Brussels Sprout and Sun-dried Tomato Egg Cups
I’m not huge into meal prepping, but I will say that I never regret having something already made to grab for breakfast. These brussels sprout and sun-dried tomato egg cups are always a winner. They are also great if you get tired of eating the same flavors when it comes to eggs. That’s the beauty with egg cups – you can play around with different vegetables and herbs and cheeses. They’re also pretty hard to mess up and if meal prepping is your thing, they’re perfect for that!
Now, I’ve been eating brussels sprouts for a very large portion of my life and it still blows my mind that it’s brussels sprout and not brussel sprout. Anyone else? Anyway, once I can get past that, there are very few things that sun-dried tomatoes don’t make better. The salty, rich flavor really shines through when combined with the brussels sprouts. If you’re hesitant to try it, don’t be! Sage is another curveball we’re going to throw into this recipe that also will not disappoint. I love to throw in some feta cheese as well, but feel free to omit or substitute with your favorite cheese.
While the ingredient list may seem odd or intimidating, I promise making the egg cups themselves is not! All you have to do is chop all of the ingredients and add them to a muffin pan. Make your life easier and buy these reusable silicone baking cups. They will gaurantee the egg cups are sure to pop right out and not stick! Once you add the veggies, herbs, and cheese to the cups, you will beat the eggs with the salt and pepper. I like to use a large pyrex measuring cup to mix them so it’s easier to pour. Pour the egg mix into the cups and stir with a fork to evenly distribute the mix-ins. Lastly, pop them in the oven to bake and enjoy!

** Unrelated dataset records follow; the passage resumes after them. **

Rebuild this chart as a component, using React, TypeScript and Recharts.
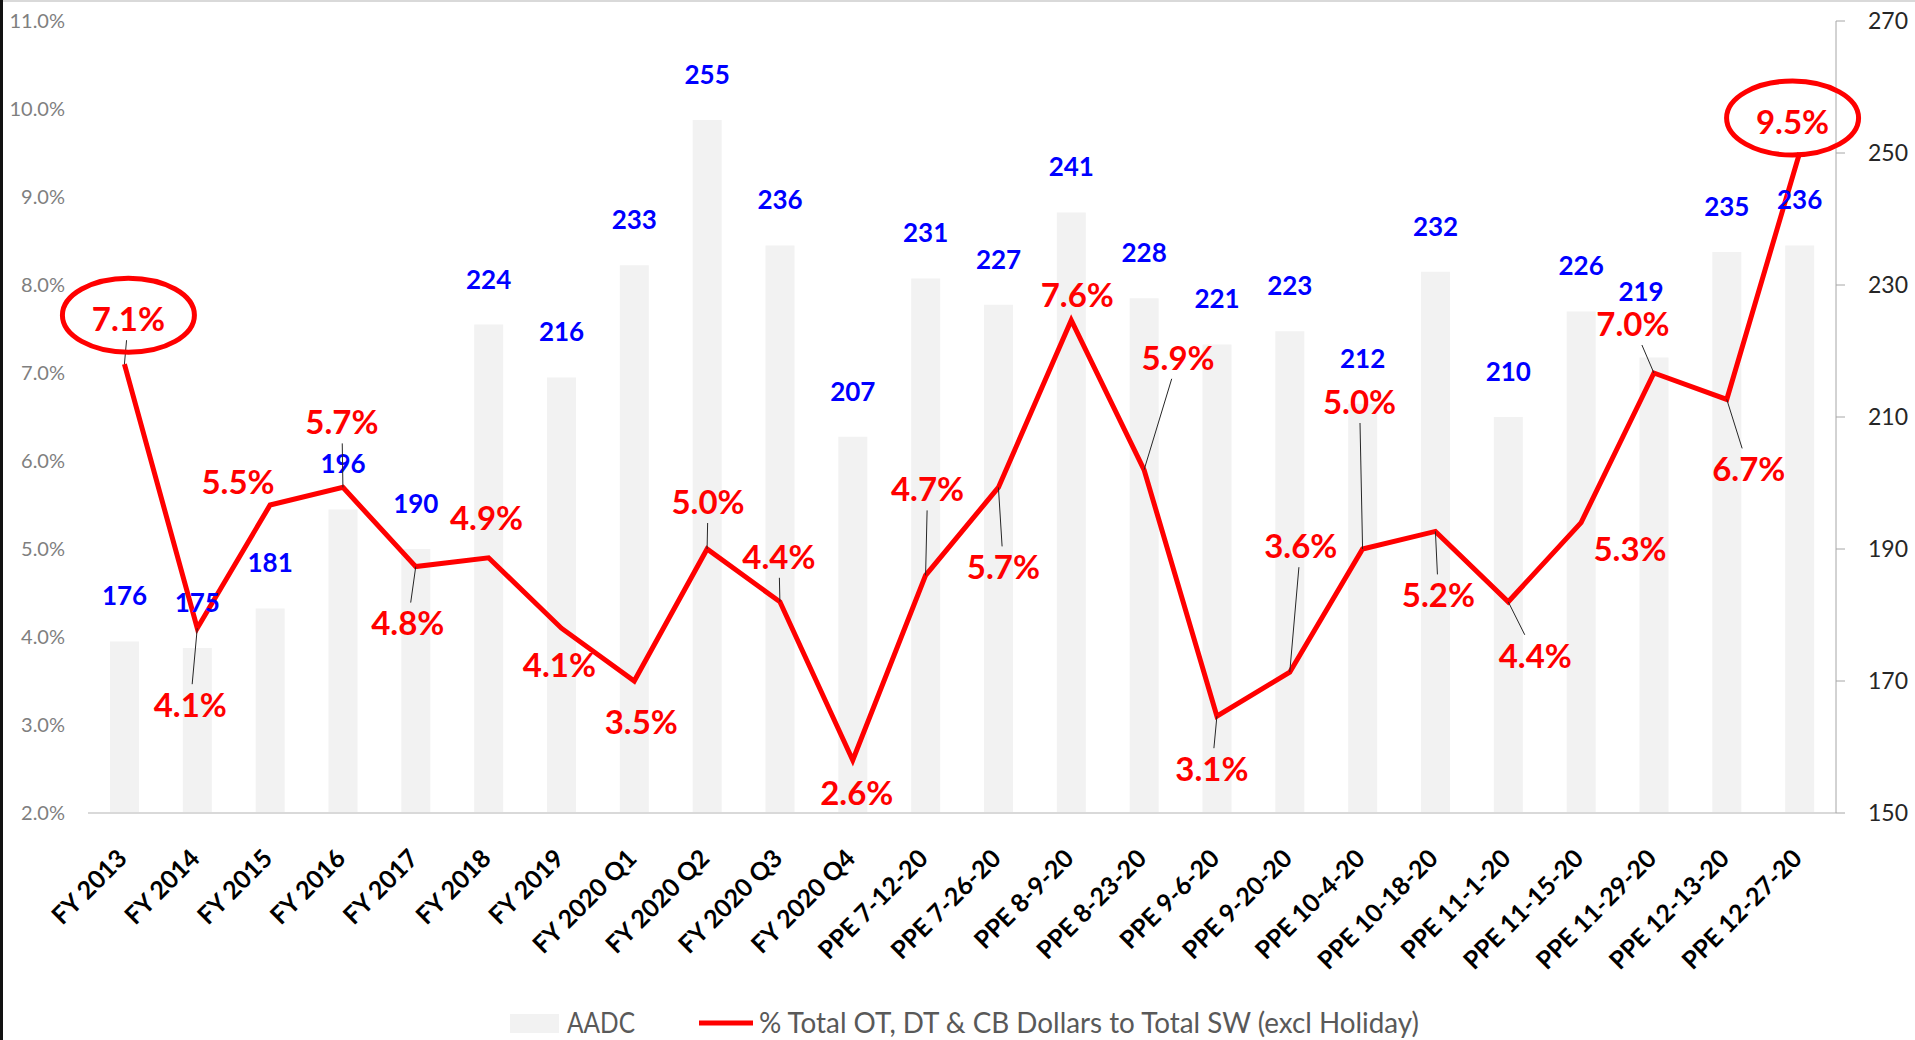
import React from 'react'
import { ComposedChart, Bar, Line, XAxis, YAxis, LabelList, Legend } from 'recharts'

const periods = [
  'FY 2013', 'FY 2014', 'FY 2015', 'FY 2016', 'FY 2017', 'FY 2018', 'FY 2019',
  'FY 2020 Q1', 'FY 2020 Q2', 'FY 2020 Q3', 'FY 2020 Q4',
  'PPE 7-12-20', 'PPE 7-26-20', 'PPE 8-9-20', 'PPE 8-23-20', 'PPE 9-6-20', 'PPE 9-20-20',
  'PPE 10-4-20', 'PPE 10-18-20', 'PPE 11-1-20', 'PPE 11-15-20', 'PPE 11-29-20',
  'PPE 12-13-20', 'PPE 12-27-20',
]
const aadc = [176, 175, 181, 196, 190, 224, 216, 233, 255, 236, 207, 231, 227, 241, 228, 221, 223, 212, 232, 210, 226, 219, 235, 236]
const otPct = [7.1, 4.1, 5.5, 5.7, 4.8, 4.9, 4.1, 3.5, 5.0, 4.4, 2.6, 4.7, 5.7, 7.6, 5.9, 3.1, 3.6, 5.0, 5.2, 4.4, 5.3, 7.0, 6.7, 9.5]
const pctTicks = [2, 3, 4, 5, 6, 7, 8, 9, 10, 11]
const aadcTicks = [150, 170, 190, 210, 230, 250, 270]
const circled = [0, 23]

// where each % label was dragged to (relative to its point), and which ones got a leader line
const pctLabelOffsets = [
  [4, -45], [-7, 77], [-32, -23], [-1, -65], [-8, 57], [-2, -40], [-2, 37], [7, 41],
  [1, -47], [-1, -45], [4, 33], [2, -86], [5, 80], [6, -25], [34, -112], [-5, 53],
  [11, -126], [-3, -147], [3, 64], [27, 54], [49, 27], [-21, -49], [22, 70], [-7, -31],
]
const pctLeaders = [
  true, true, false, true, true, false, false, false, true, true, false, true,
  true, false, true, true, true, true, true, true, false, true, true, false,
]
// AADC labels that were nudged off their default spot
const aadcLabelShift: Record<number, [number, number]> = { 21: [-13, -21] }

const data = periods.map((period, i) => ({ period, aadc: aadc[i], pct: otPct[i], i }))

const PctLabel = (props: any) => {
  const { x, y, value } = props
  const idx = value as number
  const [dx, dy] = pctLabelOffsets[idx]
  const cx = x + dx
  const cy = y + dy
  let leader = null
  if (pctLeaders[idx]) {
    const hw = 40
    const hh = 21
    const vx = cx - x
    const vy = cy - y
    const tx = vx !== 0 ? hw / Math.abs(vx) : Infinity
    const ty = vy !== 0 ? hh / Math.abs(vy) : Infinity
    const t = Math.min(tx, ty, 1)
    leader = <line x1={x} y1={y} x2={cx - vx * t} y2={cy - vy * t} stroke="#262626" strokeWidth={1} />
  }
  return (
    <g>
      {leader}
      {circled.includes(idx) && (
        <ellipse cx={cx} cy={cy - 4} rx={66} ry={37} fill="none" stroke="#ff0000" strokeWidth={5} />
      )}
      <text x={cx} y={cy} dy="0.36em" textAnchor="middle" fill="#ff0000"
        style={{ fontFamily: 'Lato', fontWeight: 700, fontSize: 33 }}>
        {otPct[idx].toFixed(1)}%
      </text>
    </g>
  )
}

const AadcLabel = (props: any) => {
  const { x, y, width, value, index } = props
  const [sx, sy] = aadcLabelShift[index] ?? [0, 0]
  return (
    <text x={x + width / 2 + sx} y={y - 36 + sy} textAnchor="middle" fill="#0000ff"
      style={{ fontFamily: 'Lato', fontWeight: 700, fontSize: 26 }}>
      {value}
    </text>
  )
}

const PeriodTick = (props: any) => {
  const { x, y, payload } = props
  return (
    <text transform={`translate(${x + 4},${y + 47}) rotate(-45)`} textAnchor="end" fill="#000"
      style={{ fontFamily: 'Lato', fontWeight: 700, fontSize: 25 }}>
      {payload.value}
    </text>
  )
}

const LegendBox = () => (
  <svg width={1915} height={60} style={{ display: 'block' }}>
    <rect x={510} y={34} width={49} height={19} fill="#f2f2f2" />
    <text x={567} y={53} textLength={68} lengthAdjust="spacingAndGlyphs" fill="#595959"
      style={{ fontFamily: 'Lato', fontSize: 29 }}>AADC</text>
    <line x1={699} x2={753} y1={43} y2={43} stroke="#ff0000" strokeWidth={5} />
    <text x={759} y={53} textLength={660} lengthAdjust="spacingAndGlyphs" fill="#595959"
      style={{ fontFamily: 'Lato', fontSize: 29 }}>% Total OT, DT &amp; CB Dollars to Total SW (excl Holiday)</text>
  </svg>
)

export default function App() {
  return (
    <div style={{ position: 'absolute', left: 0, top: 0, width: 1915, height: 1040, background: '#fff', overflow: 'hidden' }}>
      <div style={{ position: 'absolute', left: 0, top: 0, width: 1915, height: 2, background: '#d9d9d9' }} />
      <div style={{ position: 'absolute', left: 0, top: 0, width: 3, height: 1040, background: '#111' }} />
      <ComposedChart width={1915} height={1040} data={data} margin={{ top: 21, right: 0, left: 8, bottom: 0 }}>
        <XAxis dataKey="period" interval={0} height={167} tickSize={0} tickMargin={0}
          axisLine={{ stroke: '#d9d9d9', strokeWidth: 2 }} tickLine={false} tick={<PeriodTick />} />
        <YAxis yAxisId="pct" domain={[2, 11]} ticks={pctTicks} width={80} axisLine={false} tickLine={false}
          tickSize={0} tickMargin={23} tickFormatter={(v: number) => `${v.toFixed(1)}%`}
          tick={{ fill: '#7f7f7f', fontFamily: 'Lato', fontSize: 20 }} />
        <YAxis yAxisId="aadc" orientation="right" domain={[150, 270]} ticks={aadcTicks} width={79}
          axisLine={{ stroke: '#a6a6a6' }} tickLine={{ stroke: '#a6a6a6' }} tickSize={9} tickMargin={23}
          tick={{ fill: '#262626', fontFamily: 'Lato', fontSize: 23 }} />
        <Legend verticalAlign="bottom" height={60} wrapperStyle={{ left: 0, width: 1915 }} content={<LegendBox />} />
        <Bar yAxisId="aadc" dataKey="aadc" name="AADC" fill="#f2f2f2" barSize={29} isAnimationActive={false}>
          <LabelList dataKey="aadc" content={<AadcLabel />} />
        </Bar>
        <Line yAxisId="pct" dataKey="pct" name="% Total OT, DT & CB Dollars to Total SW (excl Holiday)"
          stroke="#ff0000" strokeWidth={5} dot={false} isAnimationActive={false}>
          <LabelList dataKey="i" content={<PctLabel />} />
        </Line>
      </ComposedChart>
    </div>
  )
}
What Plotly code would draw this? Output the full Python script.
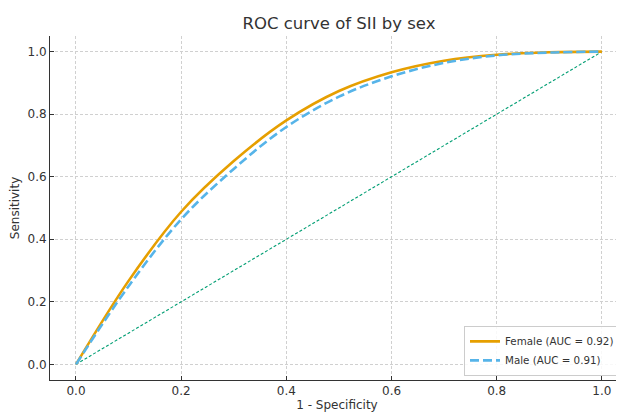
import plotly.graph_objects as go

fpr = [0.0, 0.1, 0.2, 0.3, 0.4, 0.5, 0.6, 0.7, 0.8, 0.9, 1.0]
tpr_female = [0.0, 0.267, 0.488, 0.650, 0.780, 0.874, 0.934, 0.971, 0.990, 0.998, 1.0]
tpr_male = [0.0, 0.250, 0.464, 0.625, 0.759, 0.856, 0.921, 0.964, 0.988, 0.997, 1.0]
diag = [0.0, 1.0]
auc_female = 0.92
auc_male = 0.91
tick_vals = [0.0, 0.2, 0.4, 0.6, 0.8, 1.0]

# The page body has an 8px default margin, so the figure is sized to fit inside the window.
W, H, OFF = 616, 404, 8

fig = go.Figure()
fig.add_trace(go.Scatter(x=diag, y=diag, mode="lines", showlegend=False,
                         line=dict(color="#009E73", width=1.1, dash="3px,2px")))
fig.add_trace(go.Scatter(x=fpr, y=tpr_female, mode="lines",
                         name=f"Female (AUC = {auc_female:.2f})",
                         line=dict(color="#E69F00", width=2.6, shape="spline", smoothing=1.0)))
fig.add_trace(go.Scatter(x=fpr, y=tpr_male, mode="lines",
                         name=f"Male (AUC = {auc_male:.2f})",
                         line=dict(color="#56B4E9", width=2.6, dash="9px,4px", shape="spline", smoothing=1.0)))

axis_common = dict(
    showgrid=True, gridcolor="#d0d0d0", gridwidth=0.8, griddash="3px,2px",
    showline=True, linecolor="#333333", linewidth=1,
    ticks="inside", ticklen=4, tickcolor="#333333", tickwidth=1,
    tickfont=dict(family="DejaVu Sans", size=12, color="#333333"),
    zeroline=False, tickvals=tick_vals, tickformat=".1f",
    mirror=False, automargin=False,
)

fig.update_layout(
    width=W, height=H,
    margin=dict(l=50 - OFF, r=0, t=36 - OFF, b=H - (380 - OFF), autoexpand=False),
    paper_bgcolor="white", plot_bgcolor="white",
    title=dict(text="ROC curve of SII by sex", x=(339 - OFF) / W, xanchor="center",
               y=1 - (23 - OFF) / H, yanchor="middle", automargin=False,
               font=dict(family="DejaVu Sans", size=16.5, color="#333333")),
    xaxis=dict(axis_common, range=[-0.0494, 1.042],
               title=dict(text="1 - Specificity", standoff=4,
                          font=dict(family="DejaVu Sans", size=12, color="#333333"))),
    yaxis=dict(axis_common, range=[-0.05, 1.05],
               title=dict(text="Sensitivity", standoff=5,
                          font=dict(family="DejaVu Sans", size=12, color="#333333"))),
    legend=dict(x=(464 - 50) / 574, y=0.012, xanchor="left", yanchor="bottom",
                bgcolor="rgba(255,255,255,0.85)", bordercolor="#cccccc", borderwidth=1,
                font=dict(family="DejaVu Sans", size=10.3, color="#333333"),
                itemwidth=30, tracegroupgap=0),
    showlegend=True,
)

fig.write_html("out.html")
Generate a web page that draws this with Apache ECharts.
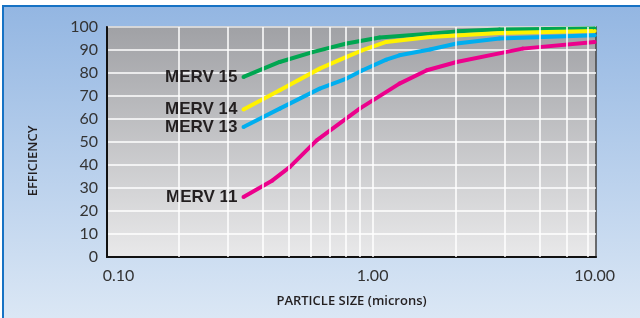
<!DOCTYPE html>
<html>
<head>
<meta charset="utf-8">
<script src="https://cdn.jsdelivr.net/npm/echarts@6/dist/echarts.min.js"></script>
<style>
  html, body { margin: 0; padding: 0; background: #fff; }
  #chart { width: 640px; height: 318px; }
</style>
</head>
<body>
<div id="chart"></div>
<script>
// particle size (microns) and efficiency (%)
const size15 = [0.342, 0.462, 0.607, 0.805, 1.06, 1.61, 2.01, 2.87, 6.33];
const merv15 = [78.3, 84.8, 89.1, 92.8, 95.4, 97.1, 98.1, 98.9, 99.3];

const size14 = [0.342, 0.462, 0.644, 0.805, 0.92, 1.12, 1.61, 2.87, 6.33];
const merv14 = [64.1, 72.5, 81.9, 87.0, 89.9, 93.5, 95.7, 97.4, 98.3];

const size13 = [0.342, 0.462, 0.644, 0.805, 0.92, 1.12, 1.25, 1.61, 2.01, 2.87, 6.33];
const merv13 = [56.5, 64.5, 73.2, 77.6, 81.2, 85.8, 87.7, 90.2, 92.8, 95.0, 96.4];

const size11 = [0.342, 0.435, 0.502, 0.628, 0.898, 1.25, 1.57, 2.01, 3.48, 6.33];
const merv11 = [26.1, 33.3, 39.1, 50.7, 64.5, 75.4, 81.2, 84.8, 90.6, 93.5];

// grid positions on the x axis and the three labels printed under it
const xGridValues = [0.2, 0.3, 0.4, 0.5, 0.6, 0.7, 0.8, 0.9, 1, 2, 3, 4, 5, 6];
const xLabelValues = [0.121, 1, 6.33];
const xLabelTexts = ['0.10', '1.00', '10.00'];

const lines = [
  { name: 'MERV 15', x: size15, y: merv15, color: '#00a651' },
  { name: 'MERV 14', x: size14, y: merv14, color: '#fff200' },
  { name: 'MERV 13', x: size13, y: merv13, color: '#00aeef' },
  { name: 'MERV 11', x: size11, y: merv11, color: '#ec008c' }
];

const chart = echarts.init(document.getElementById('chart'));

const series = lines.map(function (s) {
  return {
    name: s.name,
    type: 'line',
    z: 3,
    symbol: 'circle',
    symbolSize: 4,
    itemStyle: { color: s.color },
    lineStyle: { color: s.color, width: 4 },
    data: s.x.map(function (x, i) {
      if (i === 0) {
        return {
          value: [x, s.y[i]],
          label: {
            show: true,
            position: 'left',
            distance: 4,
            formatter: s.name,
            fontFamily: 'Liberation Sans',
            fontWeight: 'bold',
            fontSize: 17,
            color: '#231f20'
          }
        };
      }
      return [x, s.y[i]];
    })
  };
});

// vertical white grid lines
series.unshift({
  type: 'line',
  z: 1,
  data: [],
  markLine: {
    silent: true,
    symbol: 'none',
    animation: false,
    label: { show: false },
    lineStyle: { color: '#fff', width: 1.5, type: 'solid' },
    data: xGridValues.map(function (v) { return { xAxis: v }; })
  }
});

chart.setOption({
  animation: false,
  backgroundColor: '#fff',
  graphic: [{
    type: 'rect',
    z: -100,
    silent: true,
    shape: { x: 3, y: 6, width: 660, height: 330 },
    style: {
      fill: new echarts.graphic.LinearGradient(0, 0, 0, 1, [
        { offset: 0, color: '#93b6e2' },
        { offset: 1, color: '#dfeaf6' }
      ]),
      stroke: '#1672c4',
      lineWidth: 2
    }
  }],
  grid: {
    left: 107, right: 44, top: 27, bottom: 61,
    show: true,
    backgroundColor: new echarts.graphic.LinearGradient(0, 0, 0, 1, [
      { offset: 0, color: '#a0a1a5' },
      { offset: 1, color: '#e9e9ea' }
    ]),
    borderColor: '#444',
    borderWidth: 1.5
  },
  xAxis: {
    type: 'log',
    logBase: 10,
    min: 0.11,
    max: 6.4,
    name: 'PARTICLE SIZE (microns)',
    nameLocation: 'middle',
    nameGap: 38,
    nameTextStyle: { fontFamily: 'Open Sans', fontSize: 13, fontWeight: 600, color: '#231f20' },
    axisLine: { show: true, lineStyle: { color: '#111', width: 2 } },
    axisTick: { show: false },
    splitLine: { show: false },
    minorSplitLine: { show: false },
    axisLabel: {
      customValues: xLabelValues,
      margin: 11,
      fontFamily: 'Lato',
      fontSize: 16,
      color: '#333',
      formatter: function (v) {
        return xLabelTexts[xLabelValues.indexOf(v)] || '';
      }
    }
  },
  yAxis: {
    type: 'value',
    min: 0,
    max: 100,
    interval: 10,
    name: 'EFFICIENCY',
    nameLocation: 'middle',
    nameGap: 67,
    nameTextStyle: { fontFamily: 'Open Sans', fontSize: 13, fontWeight: 600, color: '#231f20', padding: [0, 38, 0, 0] },
    axisLine: { show: true, lineStyle: { color: '#111', width: 2 } },
    axisTick: { show: false },
    splitLine: { show: true, lineStyle: { color: '#fff', width: 1.5 } },
    axisLabel: { margin: 9, fontFamily: 'Lato', fontSize: 16, color: '#333' }
  },
  series: series
});
</script>
</body>
</html>
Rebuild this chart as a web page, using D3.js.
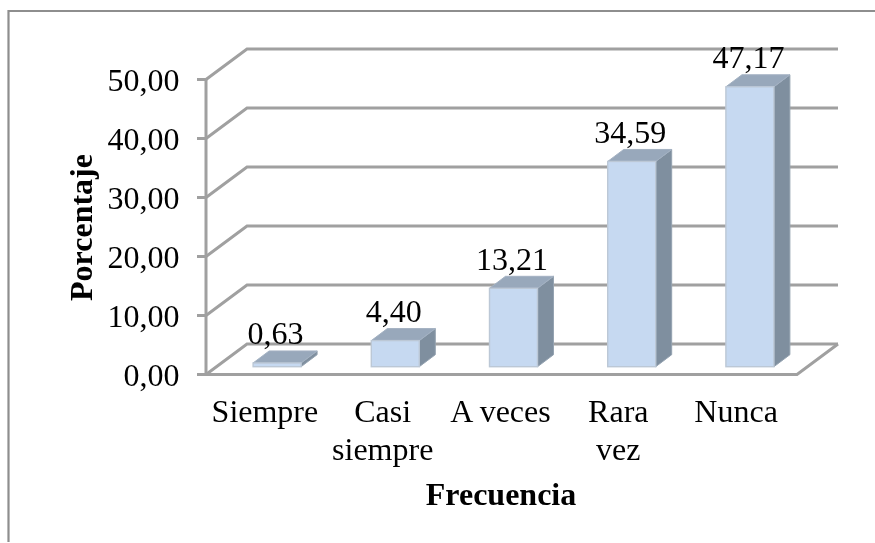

Brussels Sprout and Sun-dried Tomato Egg Cups
Ingredients
- 1 cup shredded brussels sprouts
- ⅓ cup sun-dried tomatoes, chopped
- ¼ cup shallot, chopped
- 2 tbsp fresh sage, chopped
- ⅓ cup feta cheese
- 10 eggs
- ½ tsp salt
- ½ tsp pepper
Instructions
- Preheat oven to 350° and line a muffin pan with 12 silicone liners
- Chop brussels sprouts, sun-dried tomatoes, shallot, and sage
- Distribute all vegetables, sage, and feta evenly throughout all muffin cups
- In a medium bowl or large pyrex measuring cup, whisk eggs, salt, and pepper
- Pour egg mixture evenly into all 12 cups
- Lightly stir each cup with a fork to ensure even distribution of the ingredients
- Bake for 20 minutes or until set
- Serve immediately or let cool before storing in the refrigerator!